0

I am trying to write and read Snappy compressed byte array created from a protobuf from a Hadoop Sequence File.

The array read back from hadoop has trailing zeros. If a byte array is a small and simple removing trailing zeros is enough to parse the protobuf back, however for more complex objects and big sequence files parsing fails.

Byte array example:

val data = Array(1,2,6,4,2,1).map(_.toByte)
val distData = sparkContext.parallelize(Array.fill(5)(data))
  .map(j => (NullWritable.get(), new BytesWritable(j)))

distData
  .saveAsSequenceFile(file, Some(classOf[SnappyCodec]))

val original = distData.map(kv=> kv._2.getBytes).collect()

val decoded = sparkContext
  .sequenceFile[NullWritable, BytesWritable](file)
  .map( kv => kv._2.getBytes.mkString).collect().foreach(println(_))

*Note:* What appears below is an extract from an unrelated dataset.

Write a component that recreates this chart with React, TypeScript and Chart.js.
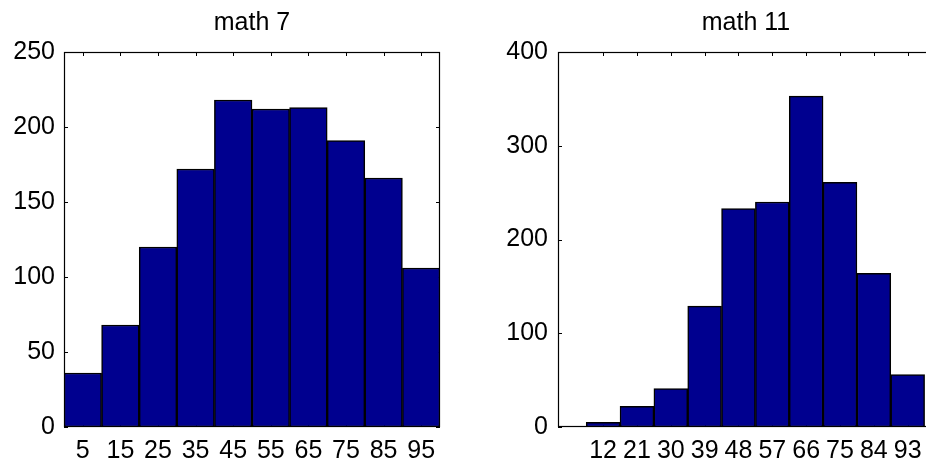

Output: original := 126421 decoded := 126421000

1 Answers1

0

This problem stems from BytesWritable.getBytes, which returns a backing array that may be longer than your data. Instead, call copyBytes (as in Write and read raw byte arrays in Spark - using Sequence File SequenceFile).

See HADOOP-6298: BytesWritable#getBytes is a bad name that leads to programming mistakes for more details.

Josh Rosen
  • 13,511
  • 6
  • 58
  • 70